All Star Baseball

It's only a few days before pitchers and catchers report for spring training, so it's time to think about baseball again. I had occasion to yesterday when I read that Strat-O-Matic Baseball, the most popular baseball simulation game, had its fiftieth anniversary.

I've only played Strat-O-Matic once. When I was briefly employed at Crescent Publications (they publish High Society, Cheri, and other fine stroke mags) I had a colleague named Vin who was a delight. He took it into his head that we would play Strat-O-Matic on our lunch hour. I went with him to The Compleat Strategist, a game store in New York City, to buy a copy. We played exactly one game.

The game I spent my youth playing was Ethan Allen's All Star Baseball, which was far less realistic but perfect for younger kids. From the age of twelve to about fifteen I wore my set out, playing complete seasons, keeping track of all the stats.
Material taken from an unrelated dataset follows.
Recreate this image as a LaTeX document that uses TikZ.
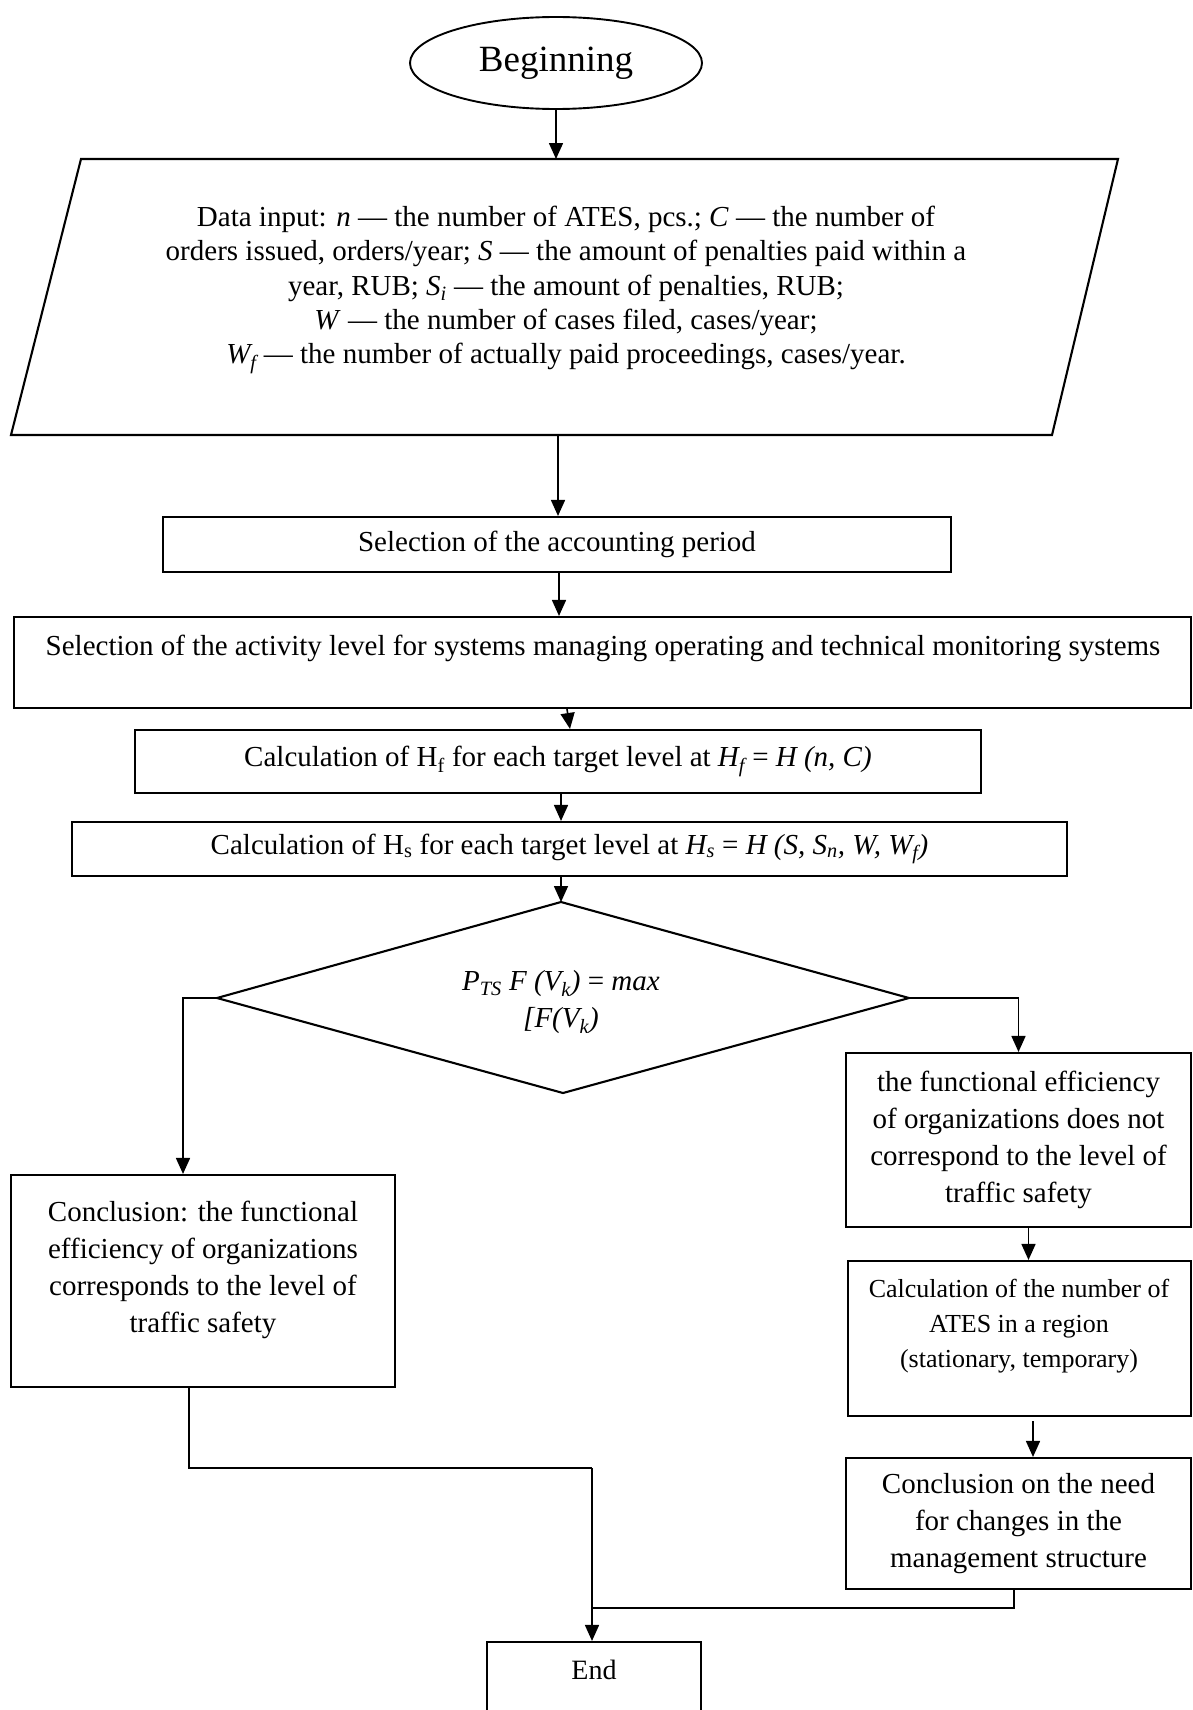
\documentclass[tikz,border=0pt]{standalone}
\usepackage{fontspec}
\setmainfont{Liberation Serif}
\usetikzlibrary{shapes.geometric,arrows.meta,calc}
\begin{document}
\begin{tikzpicture}[x=1pt,y=-1pt,
  box/.style={draw, line width=2.1pt, rectangle, inner sep=0pt, align=center, font=\fontsize{29}{37}\selectfont},
  arr/.style={line width=1.6pt, -{Triangle[length=16pt,width=14pt]}},
  conn/.style={line width=1.5pt},
  txt/.style={inner sep=0pt, align=center, font=\fontsize{29}{37}\selectfont},
]
\clip (0,0) rectangle (1192,1710);
\fill[white] (0,0) rectangle (1192,1710);

% start
\node[ellipse, draw, line width=1.9pt, minimum width=292pt, minimum height=92pt, inner sep=0pt,
      font=\fontsize{37}{44}\selectfont] (start) at (556,63) {Beginning};

% data input parallelogram
\coordinate (pTL) at (81,159);
\coordinate (pTR) at (1118,159);
\coordinate (pBR) at (1052,435);
\coordinate (pBL) at (11,435);
\draw[line width=2.1pt] (pTL) -- (pTR) -- (pBR) -- (pBL) -- cycle;
\coordinate (dtop) at (556,159);
\coordinate (dbot) at (558,435);
\node[txt, font=\fontsize{29}{34.2}\selectfont] (data) at (566,290) {Data input: \textit{n} — the number of ATES, pcs.; \textit{C} — the number of\\
orders issued, orders/year; \textit{S} — the amount of penalties paid within a\\
year, RUB; \textit{S\textsubscript{i}} — the amount of penalties, RUB;\\
\textit{W} — the number of cases filed, cases/year;\\
\textit{W\textsubscript{f}} — the number of actually paid proceedings, cases/year.};

% boxes
\node[box, minimum width=788pt, minimum height=55pt] (b1) at (557,544.5) {Selection of the accounting period};
\node[box, minimum width=1177pt, minimum height=91pt] (b2) at (602.5,662.5) {};
\node[txt] (b2t) at (603,648) {Selection of the activity level for systems managing operating and technical monitoring systems};
\node[box, minimum width=846pt, minimum height=63pt] (b3) at (558,761.5) {Calculation of H\textsubscript{f} for each target level at \textit{H\textsubscript{f}} = \textit{H (n, C)}};
\node[box, minimum width=995pt, minimum height=54pt] (b4) at (569.5,849) {Calculation of H\textsubscript{s} for each target level at \textit{H\textsubscript{s}} = \textit{H (S, S\textsubscript{n}, W, W\textsubscript{f})}};

% decision
\coordinate (dT) at (561,902);
\coordinate (dL) at (217,998);
\coordinate (dR) at (909,998);
\coordinate (dB) at (563,1093);
\draw[line width=2.1pt, line join=miter] (dT) -- (dR) -- (dB) -- (dL) -- cycle;
\node[txt] (dia) at (561,1002)
      {\textit{P\textsubscript{TS} F (V\textsubscript{k})} = \textit{max}\\ \textit{[F(V\textsubscript{k})}};

% left branch
\node[box, minimum width=384pt, minimum height=212pt] (L) at (203,1281) {};
\node[txt] (Lt) at (203,1270) {Conclusion: the functional\\ efficiency of organizations\\ corresponds to the level of\\ traffic safety};

% right branch
\node[box, minimum width=345pt, minimum height=174pt] (R1) at (1018.5,1140) {the functional efficiency\\ of organizations does not\\ correspond to the level of\\ traffic safety};
\node[box, minimum width=343pt, minimum height=155pt] (R2) at (1019.5,1338.5) {};
\node[txt, font=\fontsize{26}{35}\selectfont] (R2t) at (1019,1326) {Calculation of the number of\\ ATES in a region\\ (stationary, temporary)};
\node[box, minimum width=345pt, minimum height=131pt] (R3) at (1018.5,1523.5) {Conclusion on the need\\ for changes in the\\ management structure};

% end
\node[box, minimum width=214pt, minimum height=90pt] (E) at (594,1687) {};
\node[txt, font=\fontsize{28}{34}\selectfont] (Et) at (594,1670) {End};

% connectors
\draw[arr] (start) -- (dtop);
\draw[arr] (dbot) -- (dbot |- b1.north);
\draw[arr] ($(b1.south)+(2,0)$) -- ($(b1.south |- b2.north)+(2,0)$);
\draw[arr] ($(b2.south)+(-35.5,0)$) -- ($(b3.north)+(12,0)$);
\draw[arr] ($(b3.south)+(3,0)$) -- ($(b3.south |- b4.north)+(3,0)$);
\draw[arr] (b4.south -| dT) -- (dT);
\draw[arr] (dL) -| ($(L.north)+(-20,0)$);
\draw[arr] (dR) -| (R1.north);
\draw[arr] ($(R1.south)+(10,0)$) -- ($(R1.south |- R2.north)+(10,0)$);
\draw[arr] ($(R2.south)+(13.5,4)$) -- ($(R2.south |- R3.north)+(13.5,0)$);
\coordinate (j1) at (592,1468);
\coordinate (j2) at (592,1608);
\draw[conn] ($(L.south)+(-14,0)$) |- (j1);
\draw[arr] (j1) -- (j1 |- E.north);
\draw[conn] ($(R3.south)+(-4.5,0)$) |- (j2);
\end{tikzpicture}
\end{document}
The game, which was invented in the 1940s by an ex-ballplayer (not the revolutionary leader of the Green Mountain Boys) was imperfect, to say the least. For one thing it did not take into account pitching or defense. The premise was simple: each batter was represented by a cardboard disc, which was inserted into a slot on the gameboard. The card was ringed with numbers, each one representing an outcome, and the width of those pie slices varied by the players' reputation. Babe Ruth, for example, had a very fat "1" (which was a home run). You flicked the spinner and moved pegs on the board to represent the runners.

Strat-O-Matic's innovation was adding an outcome based on pitching and defense. I remember playing All Star Baseball games and if a pitcher got in trouble I'd remove him, though it made absolutely no difference. The game also had no provision for injuries, so I had a four-man starting rotation and they each had 40 starts. That never happen in real life.

I can still remember the sound that spinner made, and how the gameboard was a representation of Wrigley Field (you put up a cardboard scoreboard, which was a photo of Wrigley's scoreboard). I must have gotten the game as a gift, and I don't know of a present my parents got me that I made more use of. My brother also played games on it, though, oddly, we rarely played each other.

I got the game in the early seventies, and the players represented were already on their decline, if not out of the league outright. I don't remember who they were, but for some reason I remember their was a card representing the now long-forgotten Ted Uhlaender. Sometime in the late seventies I bought a set of new cards, which was like discovering a new wonderful flavor of ice cream. There were also old-time players in there, like Ruth.

I may have played the game longer than I want to remember--maybe even up through the end of high school. If I would have a Strat-O-Matic set I would have played that, too, but in a certain way I'm glad I never had one, because I would have probably been obsessed with it. In the mid-80s I got a game that is very similar in design, called Pursue the Pennant, and played that for a while, keeping stats like some sort of geek.

My last foray into this sort of world came by playing fantasy baseball, which I did for a while into the late 90s. I finally quit, out of lack of money and patience (to really play that well, you have to know almost every player, and assiduously check box scores). In some ways I miss it, in some ways I don't, as I kind of felt free when I stopped doing it. Now I can enjoy baseball without feeling trapped by it. I have never owned a computer baseball game, either. Maybe when I retire.